Supreme Court Invalidates Democracy

Pledge allegiance to the corporations of the United States of America, and to the republic which they now own. One nation, indifferent to its citizens, with liberty and justice for the rich.

Anyone who still hoped, against all the evidence, that the American democracy could be saved from strangulation by the pervasive and increasing death-grip of big money, has just been served with a do-not-resuscitate order by the Supreme Court of the United States. No greater perversion of the principles of our Constitution, and of the language we use to talk about it, can be imagined.

The court ruled that the Congress may not restrict the ability of corporations to spend whatever they want to spend to advocate in any way they see fit, the election or defeat of a political candidate. The Congress has forbidden such practices for more than a hundred years, but the current Court says they were wrong. They did this in the name of the Constitutional guarantee that no citizen of this country shall have his freedom of speech abridged by the government. By their handling of the case before them, and their enthusiasm for the opportunity it gave them, the conservative majority on the court indicated that they will at their first opportunity strike down the law that forbids corporations from contributing to federal candidates, and the limits to donations to federal candidates.

The ruling rests on two fundamental perversions of the principles and language of American democracy:

  • Corporations are citizens, and come undere the protection of the Constitution. You might as reasonably argue that a shark is a missionary. A corporation is an artificial entity, a piece of paper defining an organization whose sole purpose is to make money (and limit the liability of its owners). As a shark does nothing but feed, so a corporation does nothing but ingest money. It has no morals, it has no soul or religion (other than the worship of money, in precisely the same way that sharks worship food), it has no mercy and no aspirations whatsoever for the welfare of ordinary people. Yet the Supreme Court has ruled that this shark is entitled to the same Constitutinal protections as, for example, a Mother Theresa — and that henceforward they must swim in the same pool.
  • Money is speech. Is there no formulation silly enough to simply be laughed into oblivion? Apparently not, and otherwise sensible people must discuss the ways in which money is not the same thing as speech. This notion — that if you limit my ability to spend money distributing my speech, you limit my freedom to speak — is a corruption of language and logic that confuses the freedom to speak with the freedom to be heard. The point of the Constitutional protection is that a citizen should not suffer penalty for speaking his mind; not that he is guaranteed an audience for what he has to say. The purpose of the First Amendment was to protect the powerless from the powerful.

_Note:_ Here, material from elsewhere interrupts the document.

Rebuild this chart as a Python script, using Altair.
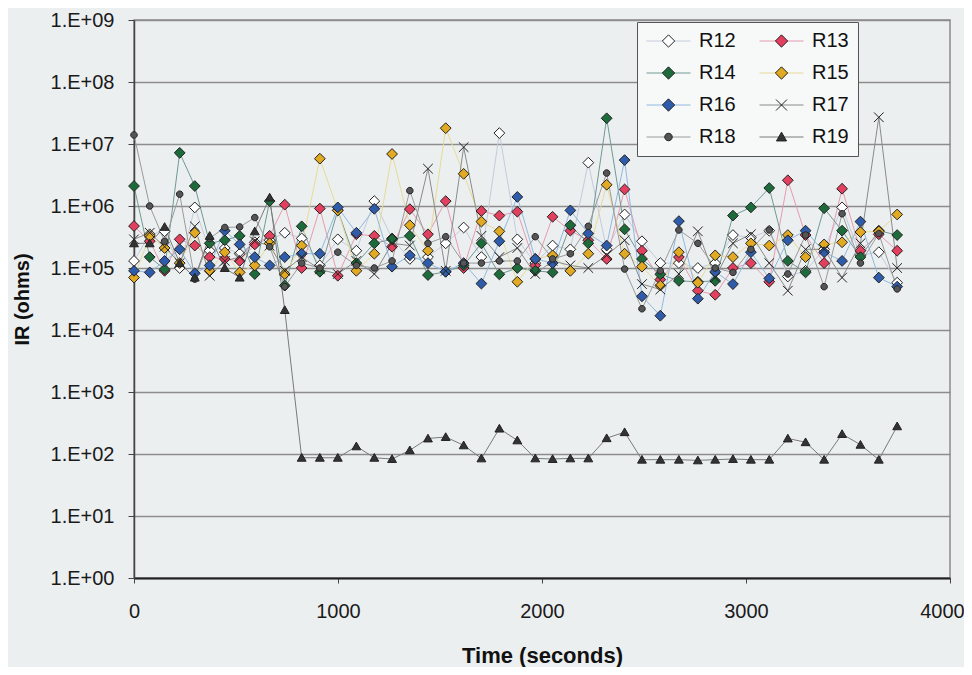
import altair as alt
import pandas as pd

# ---------------- data ----------------
times = [0, 77, 150, 224, 298, 371, 445, 518, 592, 665, 739, 822, 911, 999, 1090,
         1178, 1265, 1352, 1441, 1528, 1616, 1703, 1791, 1879, 1967, 2052, 2139,
         2227, 2317, 2405, 2490, 2580, 2671, 2764, 2849, 2936, 3024, 3114, 3205,
         3292, 3383, 3471, 3561, 3651, 3741]

r12 = [1.3e5, 3.5e5, 3.9e5, 1.0e5, 9.5e5, 1.9e5, 2.1e5, 1.7e5, 2.6e5, 2.8e5, 3.7e5,
       3.0e5, 1.1e5, 2.9e5, 1.9e5, 1.2e6, 3.0e5, 1.4e5, 1.5e5, 2.5e5, 4.5e5, 1.5e5,
       1.5e7, 2.9e5, 1.2e5, 2.3e5, 2.0e5, 5.0e6, 2.0e5, 7.3e5, 2.7e5, 1.2e5, 1.2e5,
       1.0e5, 1.2e5, 3.4e5, 3.1e5, 4.0e5, 7.3e4, 9.0e4, 2.0e5, 9.5e5, 1.6e5, 1.8e5,
       5.8e4]
r13 = [4.75e5, 2.7e5, 9.0e4, 2.9e5, 2.3e5, 1.5e5, 1.4e5, 1.3e5, 2.4e5, 3.3e5, 1.05e6,
       1.0e5, 9.1e5, 7.5e4, 3.5e5, 3.3e5, 2.2e5, 8.9e5, 3.5e5, 1.2e6, 1.0e5, 8.3e5,
       7.0e5, 8.1e5, 1.1e5, 6.7e5, 4.0e5, 2.8e5, 1.4e5, 1.85e6, 1.9e5, 6.5e4, 1.5e5,
       4.3e4, 3.7e4, 1.0e5, 1.2e5, 6.0e4, 2.6e6, 3.4e5, 1.2e5, 1.9e6, 1.9e5, 3.5e5,
       1.9e5]
r14 = [2.1e6, 1.5e5, 9.5e4, 7.2e6, 2.1e6, 2.5e5, 2.8e5, 3.3e5, 8.0e4, 1.2e6, 5.2e4,
       4.7e5, 8.7e4, 8.5e5, 1.2e5, 2.5e5, 2.9e5, 3.3e5, 7.7e4, 8.7e4, 1.1e5, 2.5e5,
       7.9e4, 1.0e5, 9.0e4, 8.5e4, 4.9e5, 2.5e5, 2.6e7, 4.2e5, 1.4e5, 7.9e4, 6.2e4,
       6.0e4, 6.2e4, 7.0e5, 9.5e5, 1.95e6, 1.3e5, 8.5e4, 9.2e5, 4.0e5, 1.5e5, 4.0e5,
       3.4e5]
r15 = [7.0e4, 3.3e5, 2.1e5, 1.2e5, 3.7e5, 9.0e4, 1.8e5, 8.5e4, 1.1e5, 2.5e5, 8.0e4,
       2.3e5, 5.8e6, 8.5e5, 9.0e4, 1.7e5, 6.9e6, 4.9e5, 1.9e5, 1.8e7, 3.3e6, 5.6e5,
       3.9e5, 6.0e4, 1.4e5, 1.6e5, 9.0e4, 1.7e5, 2.2e6, 1.7e5, 1.05e5, 5.2e4, 1.8e5,
       5.8e4, 1.6e5, 1.5e5, 2.5e5, 2.3e5, 3.4e5, 1.5e5, 2.4e5, 2.6e5, 3.8e5, 3.9e5,
       7.3e5]
r16 = [9.0e4, 8.5e4, 1.3e5, 2.0e5, 8.2e4, 1.1e5, 4.0e5, 2.4e5, 1.5e5, 1.1e5, 1.5e5,
       1.7e5, 1.7e5, 9.5e5, 3.7e5, 9.0e5, 1.05e5, 1.6e5, 1.2e5, 8.7e4, 1.2e5, 5.6e4,
       2.7e5, 1.4e6, 1.4e5, 1.2e5, 8.5e5, 3.6e5, 2.3e5, 5.5e6, 3.5e4, 1.7e4, 5.7e5,
       3.2e4, 8.7e4, 5.5e4, 1.8e5, 6.8e4, 2.8e5, 4.0e5, 1.8e5, 1.3e5, 5.6e5, 7.0e4,
       5.0e4]
r17 = [2.9e5, 3.7e5, 2.2e5, 1.2e5, 4.7e5, 7.5e4, 1.3e5, 1.5e5, 2.7e5, 2.3e5, 9.0e4,
       1.5e5, 9.5e4, 8.0e4, 1.3e5, 8.0e4, 2.5e5, 2.3e5, 4.0e6, 9.0e4, 8.9e6, 3.3e5,
       1.5e5, 2.1e5, 8.0e4, 1.3e5, 1.1e5, 1.0e5, 1.6e5, 2.8e5, 5.5e4, 4.5e4, 8.0e4,
       3.9e5, 7.0e4, 2.5e5, 3.5e5, 1.2e5, 4.3e4, 2.0e5, 2.0e5, 7.0e4, 2.5e5, 2.7e7,
       1.0e5]
r18 = [1.4e7, 1.0e6, 2.7e5, 1.55e6, 6.6e4, 3.0e5, 4.5e5, 4.6e5, 6.5e5, 2.2e5, 5.0e4,
       1.2e5, 1.0e5, 1.8e5, 1.1e5, 1.0e5, 1.3e5, 1.77e6, 2.5e5, 3.2e5, 1.2e5, 1.2e5,
       1.3e5, 1.3e5, 3.2e5, 1.4e5, 1.7e5, 4.7e5, 3.4e6, 9.6e4, 2.2e4, 9.0e4, 4.1e5,
       2.5e5, 1.0e5, 8.5e4, 2.0e5, 4.1e5, 8.0e4, 3.4e5, 5.0e4, 7.5e5, 1.2e5, 3.6e5,
       4.6e4]
r19 = [2.5e5, 2.5e5, 4.6e5, 1.2e5, 7.0e4, 3.3e5, 1.0e5, 7.0e4, 3.9e5, 1.37e6, 2.1e4,
       87, 87, 87, 133, 87, 83, 115, 178, 188, 138, 85, 257, 166, 85, 83, 85, 85,
       180, 225, 81, 81, 81, 79, 81, 83, 81, 81, 178, 155, 81, 210, 141, 81, 280]

series_names = ["R12", "R13", "R14", "R15", "R16", "R17", "R18", "R19"]
series_values = [r12, r13, r14, r15, r16, r17, r18, r19]

line_colors = ["#c3cbdc", "#e79aae", "#6f9a92", "#e6dc96", "#8fb8e2", "#8a8a8a", "#9a9a9a", "#7a7a7a"]
fill_colors = ["#ffffff", "#e2405e", "#1d6b3b", "#e2aa22", "#2f5caa", "#222222", "#555555", "#333333"]
marker_widths = [1, 1, 1, 1, 1, 1.7, 1, 1]
shape_paths = [
    "M0,-0.28L0.28,0L0,0.28L-0.28,0Z",
    "M0,-0.28L0.28,0L0,0.28L-0.28,0Z",
    "M0,-0.28L0.28,0L0,0.28L-0.28,0Z",
    "M0,-0.28L0.28,0L0,0.28L-0.28,0Z",
    "M0,-0.28L0.28,0L0,0.28L-0.28,0Z",
    "M-0.25,-0.25L0.25,0.25M-0.25,0.25L0.25,-0.25",
    "M-0.17,0A0.17,0.17,0,1,0,0.17,0A0.17,0.17,0,1,0,-0.17,0Z",
    "M0,-0.22L0.23,0.18L-0.23,0.18Z",
]

rows = []
for name, vals in zip(series_names, series_values):
    for t, v in zip(times, vals):
        rows.append({"series": name, "time": t, "ir": v})
df = pd.DataFrame(rows)

FONT = "Liberation Sans"

common_legend = dict(
    title=None, orient="none", legendX=503, legendY=2, columns=2, direction="horizontal",
    symbolSize=1936, symbolStrokeWidth=1, clipHeight=20, rowPadding=12, columnPadding=23,
    labelOffset=8, labelFont=FONT, labelFontSize=20, labelColor="#111111",
    labelLimit=200, padding=9,
)

legend_lines = alt.Legend(symbolType="stroke", fillColor="#f7f9f9",
                          strokeColor="#555555", **common_legend)
legend_marks = alt.Legend(symbolOpacity=1, labelOpacity=0, **common_legend)

x_enc = alt.X("time:Q", scale=alt.Scale(domain=[0, 4000], nice=False),
              axis=alt.Axis(values=[0, 1000, 2000, 3000, 4000], format="d", grid=False,
                            tickSize=5, tickColor="#444444", tickWidth=1,
                            labelPadding=18, labelFontSize=20, labelFont=FONT,
                            labelColor="#1a1a1a", labelFlush=False, labelOverlap=False,
                            labelOffset={"condition": {"test": "datum.value >= 4000", "value": -8},
                                         "value": 0},
                            domainColor="#222222", domainWidth=2,
                            title="Time (seconds)", titleFont=FONT, titleFontSize=22,
                            titleFontWeight="bold", titleColor="#111111",
                            titleY=84, titleBaseline="alphabetic"))

y_ticks = [1, 10, 100, 1e3, 1e4, 1e5, 1e6, 1e7, 1e8, 1e9]
y_enc = alt.Y("ir:Q", scale=alt.Scale(type="log", domain=[1, 1e9], nice=False),
              axis=alt.Axis(values=y_ticks, grid=True, gridColor="#8c8c8c", gridWidth=1.5,
                            tickSize=6, tickColor="#444444", labelPadding=14,
                            labelFontSize=20, labelFont=FONT, labelColor="#1a1a1a",
                            labelExpr="'1.E+' + (datum.value < 1e10 ? '0' : '') + format(log(datum.value)/LN10, '.0f')",
                            domainColor="#444444", domainWidth=1.5,
                            title="IR (ohms)", titleFont=FONT, titleFontSize=20,
                            titleFontWeight="bold", titleColor="#111111",
                            titleX=-112, titleY=279, titleAngle=270,
                            titleBaseline="middle", titleAlign="center"))

lines = alt.Chart(df).mark_line(strokeWidth=1).encode(
    x=x_enc, y=y_enc,
    color=alt.Color("series:N", scale=alt.Scale(domain=series_names, range=line_colors),
                    legend=legend_lines),
)

points = alt.Chart(df).mark_point(filled=True, stroke="#222222", strokeWidth=1,
                                  opacity=1, size=1480).encode(
    x=x_enc, y=y_enc,
    fill=alt.Fill("series:N", scale=alt.Scale(range=fill_colors), legend=legend_marks),
    shape=alt.Shape("series:N", scale=alt.Scale(range=shape_paths), legend=legend_marks),
    strokeWidth=alt.StrokeWidth("series:N", scale=alt.Scale(domain=series_names, range=marker_widths),
                                legend=None),
)

chart = alt.layer(lines, points).properties(
    width=816, height=558,
    autosize=alt.AutoSizeParams(type="none"),
    padding={"left": 126, "top": 12, "right": 14, "bottom": 89},
    background="#eceff0",
).configure_view(stroke="#8c8c8c", strokeWidth=1.5)

chart.save("out.html", embed_options={"renderer": "svg", "actions": False})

The effect of the revisionist ruling is that from now on, corporate representatives will stroll into the office of any representative and say, “If you speak out on behalf of powerless citizens, contrary to our interests, we will use our power to defeat you.” How’s that for turning the Constitution inside out?

In the words of a New York Times editorial:

“…the court’s conservative majority has paved the way for corporations to use their vast treasuries to overwhelm elections and intimidate elected officials into doing their bidding. Congress must act immediately to limit the damage of this radical decision, which strikes at the heart of democracy.”

Yeah. Good luck with that. Right after they punish the wealthy bankers and rein in the health care industry.

Cynics maintain that the ruling changes nothing because big money routinely breaks the laws against buying politicians anyway. Few such cynics will support legalizing drugs because people routinely use them anyway. How about murder? Any point in keeping that law on the books when people kill each other anyway?

In my book Brace for Impact: Surviving the End of the Industrial Age I argue that not one of the major institutions that exist to protect the welfare of the people is working, or planning to work, or holding serious dicussions, on any of the multiple, dire and growing threats to our supplies of food, water and energy. By not doing anything, they are assenting to an inevitable collapse of the entire edifice. Now, one of those institutions — the Court charged with protecting, preserving and defending the Constitution — is working actively against the people the Constitution was written to protect, and on the side of the ruthless and powerful people who are bringing on collapse.